RAW DATA
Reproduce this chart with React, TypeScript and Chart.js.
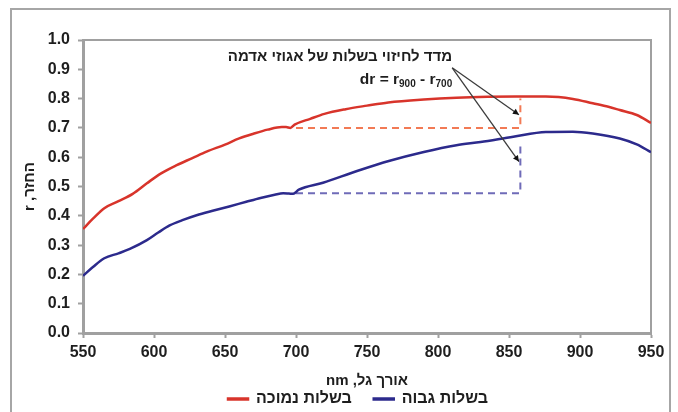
import React, { useEffect, useRef } from 'react';
import { Chart, registerables } from 'chart.js';

Chart.register(...registerables);

// ---- texts ----
const lowLabel = 'בשלות נמוכה';
const highLabel = 'בשלות גבוה';
const xTitle = 'אורך גל, nm';
const yTitle = 'החזר, r';
const noteLine1 = 'מדד לחיזוי בשלות של אגוזי אדמה';
const noteMain = ['dr = r', ' - r'];
const noteSubs = ['900', '700'];

// ---- axes ----
const xMin = 550;
const xMax = 950;
const xStep = 50;
const yMin = 0;
const yMax = 1;
const yStep = 0.1;

// ---- series: low maturity (red) ----
const lowX = [550, 557, 565, 575, 585, 595, 605, 616, 627, 637, 650, 660, 670, 680, 690, 693, 696, 699, 710, 720, 735, 750, 765, 790, 813, 835, 855, 876, 895, 909, 920, 928, 940, 950];
const lowY = [0.355, 0.39, 0.426, 0.45, 0.475, 0.511, 0.545, 0.573, 0.597, 0.619, 0.643, 0.664, 0.68, 0.694, 0.703, 0.703, 0.7, 0.711, 0.731, 0.748, 0.764, 0.776, 0.787, 0.797, 0.803, 0.806, 0.807, 0.807, 0.799, 0.784, 0.772, 0.761, 0.744, 0.717];

// ---- series: high maturity (blue) ----
const highX = [550, 557, 565, 575, 583, 595, 603, 611, 620, 630, 642, 653, 665, 675, 685, 691, 695, 698, 702, 719, 743, 766, 790, 813, 830, 853, 876, 895, 909, 928, 940, 950];
const highY = [0.195, 0.225, 0.255, 0.272, 0.287, 0.317, 0.343, 0.367, 0.385, 0.402, 0.418, 0.432, 0.448, 0.461, 0.472, 0.477, 0.476, 0.475, 0.489, 0.513, 0.553, 0.588, 0.618, 0.641, 0.652, 0.67, 0.686, 0.687, 0.681, 0.664, 0.644, 0.617];

// ---- dr guides (dashed) ----
const guideX = [700, 858, 858];
const guideLowY = [0.7, 0.7, 0.8];
const guideHighY = [0.477, 0.477, 0.65];

// ---- annotation anchors (data space) ----
const arrowStart = [810, 0.905];
const arrowTipX = [857, 857];
const arrowTipY = [0.745, 0.585];
const noteX = 810;
const noteY = [0.942, 0.864];

const FONT = 'Arial, "Liberation Sans", sans-serif';
const TEXT = '#1e1e1e';
const AXIS = '#a0a0a0';

const toPoints = (xs: number[], ys: number[]) => xs.map((x, i) => ({ x, y: ys[i] }));

const notePlugin = {
  id: 'note',
  beforeDatasetsDraw(chart: any) {
    const { ctx, chartArea } = chart;
    ctx.save();
    ctx.strokeStyle = AXIS;
    ctx.lineWidth = 2;
    ctx.strokeRect(chartArea.left, chartArea.top, chartArea.right - chartArea.left, chartArea.bottom - chartArea.top);
    ctx.restore();
  },
  afterDatasetsDraw(chart: any) {
    const { ctx } = chart;
    const xs = chart.scales.x;
    const ys = chart.scales.y;
    ctx.save();
    const sx = xs.getPixelForValue(arrowStart[0]);
    const sy = ys.getPixelForValue(arrowStart[1]);
    ctx.strokeStyle = '#3c3c3c';
    ctx.fillStyle = '#111';
    ctx.lineWidth = 1.3;
    for (let i = 0; i < arrowTipX.length; i++) {
      const tx = xs.getPixelForValue(arrowTipX[i]);
      const ty = ys.getPixelForValue(arrowTipY[i]);
      ctx.beginPath();
      ctx.moveTo(sx, sy);
      ctx.lineTo(tx, ty);
      ctx.stroke();
      const a = Math.atan2(ty - sy, tx - sx);
      const L = 6;
      const W = 3;
      ctx.beginPath();
      ctx.moveTo(tx, ty);
      ctx.lineTo(tx - L * Math.cos(a) + W * Math.sin(a), ty - L * Math.sin(a) - W * Math.cos(a));
      ctx.lineTo(tx - L * Math.cos(a) - W * Math.sin(a), ty - L * Math.sin(a) + W * Math.cos(a));
      ctx.closePath();
      ctx.fill();
    }
    const ax = xs.getPixelForValue(noteX);
    const y1 = ys.getPixelForValue(noteY[0]);
    const y2 = ys.getPixelForValue(noteY[1]);
    ctx.fillStyle = TEXT;
    ctx.textBaseline = 'middle';
    ctx.direction = 'rtl';
    ctx.textAlign = 'right';
    ctx.font = 'bold 15px ' + FONT;
    ctx.fillText(noteLine1, ax, y1);

    ctx.direction = 'ltr';
    ctx.textAlign = 'left';
    const mainFont = 'bold 15.5px ' + FONT;
    const subFont = 'bold 10px ' + FONT;
    const parts: { t: string; sub: boolean }[] = [];
    for (let i = 0; i < noteMain.length; i++) {
      parts.push({ t: noteMain[i], sub: false });
      parts.push({ t: noteSubs[i], sub: true });
    }
    let total = 0;
    const widths = parts.map((p) => {
      ctx.font = p.sub ? subFont : mainFont;
      const w = ctx.measureText(p.t).width;
      total += w;
      return w;
    });
    let cx = ax - total;
    parts.forEach((p, i) => {
      ctx.font = p.sub ? subFont : mainFont;
      ctx.fillText(p.t, cx, p.sub ? y2 + 4 : y2);
      cx += widths[i];
    });
    ctx.restore();
  },
};

export default function App() {
  const ref = useRef<HTMLCanvasElement | null>(null);

  useEffect(() => {
    if (!ref.current) return;
    const chart = new Chart(ref.current, {
      type: 'line',
      data: {
        datasets: [
          {
            label: lowLabel,
            data: toPoints(lowX, lowY),
            borderColor: '#d8342b',
            backgroundColor: '#d8342b',
            borderWidth: 2.5,
            pointRadius: 0,
            cubicInterpolationMode: 'monotone',
          },
          {
            label: highLabel,
            data: toPoints(highX, highY),
            borderColor: '#2c2a8c',
            backgroundColor: '#2c2a8c',
            borderWidth: 2.5,
            pointRadius: 0,
            cubicInterpolationMode: 'monotone',
          },
          {
            label: 'guide-low',
            data: toPoints(guideX, guideLowY),
            borderColor: '#f27a55',
            borderWidth: 2,
            borderDash: [7, 5],
            pointRadius: 0,
            tension: 0,
          },
          {
            label: 'guide-high',
            data: toPoints(guideX, guideHighY),
            borderColor: '#6f6bb8',
            borderWidth: 2,
            borderDash: [7, 5],
            pointRadius: 0,
            tension: 0,
          },
        ],
      },
      options: {
        responsive: false,
        animation: false,
        devicePixelRatio: 1,
        layout: { padding: { left: 38, right: 0, top: 40, bottom: -5 } },
        plugins: {
          tooltip: { enabled: false },
          legend: {
            position: 'bottom',
            labels: {
              filter: (item: any) => item.datasetIndex < 2,
              boxWidth: 20,
              boxHeight: 1,
              padding: 22,
              color: TEXT,
              font: { family: FONT, size: 16, weight: 'bold' },
            },
          },
        },
        scales: {
          x: {
            type: 'linear',
            min: xMin,
            max: xMax,
            afterFit: (s: any) => {
              s.height = 36;
            },
            ticks: {
              stepSize: xStep,
              padding: 5,
              color: TEXT,
              font: { family: FONT, size: 16, weight: 'bold' },
            },
            grid: { display: true, drawOnChartArea: false, drawTicks: true, tickLength: 5, tickColor: AXIS, tickWidth: 2 },
            border: { display: true, color: AXIS, width: 3 },
            title: {
              display: true,
              text: xTitle,
              color: TEXT,
              font: { family: FONT, size: 15, weight: 'bold' },
              padding: { top: 0, bottom: -21 },
            },
          },
          y: {
            type: 'linear',
            min: yMin,
            max: yMax,
            afterFit: (s: any) => {
              s.width = 45;
            },
            ticks: {
              stepSize: yStep,
              padding: 8,
              color: TEXT,
              font: { family: FONT, size: 16, weight: 'bold' },
              callback: (v: any) => Number(v).toFixed(1),
            },
            grid: { display: true, drawOnChartArea: false, drawTicks: true, tickLength: 5, tickColor: AXIS, tickWidth: 2 },
            border: { display: true, color: AXIS, width: 3 },
            title: {
              display: true,
              text: yTitle,
              color: TEXT,
              font: { family: FONT, size: 15, weight: 'bold' },
              padding: { top: -17, bottom: 0 },
            },
          },
          yRight: {
            type: 'linear',
            position: 'right',
            min: yMin,
            max: yMax,
            afterFit: (s: any) => {
              s.width = 27;
            },
            ticks: { display: false },
            grid: { display: false },
            border: { display: false },
          },
        },
      } as any,
      plugins: [notePlugin],
    });
    return () => chart.destroy();
  }, []);

  return (
    <div style={{ position: 'absolute', left: 0, top: 0, width: 678, height: 412, overflow: 'hidden', background: '#fff' }}>
      <div
        style={{
          position: 'absolute',
          left: 10,
          top: 8,
          width: 661,
          height: 430,
          boxSizing: 'border-box',
          border: '2px solid #a6a6a6',
        }}
      />
      <canvas
        ref={ref}
        width={678}
        height={412}
        style={{ position: 'absolute', left: 0, top: 0, width: 678, height: 412, direction: 'rtl' }}
      />
    </div>
  );
}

WRITTEN EXERCISE
With the pictures left out, restate word for word every line of the data above, from the first down to the line that contains "const noteSubs = ['900', '700'];".

FULL SOLUTION
Reproduce this chart with React, TypeScript and Chart.js.
import React, { useEffect, useRef } from 'react';
import { Chart, registerables } from 'chart.js';

Chart.register(...registerables);

// ---- texts ----
const lowLabel = 'בשלות נמוכה';
const highLabel = 'בשלות גבוה';
const xTitle = 'אורך גל, nm';
const yTitle = 'החזר, r';
const noteLine1 = 'מדד לחיזוי בשלות של אגוזי אדמה';
const noteMain = ['dr = r', ' - r'];
const noteSubs = ['900', '700'];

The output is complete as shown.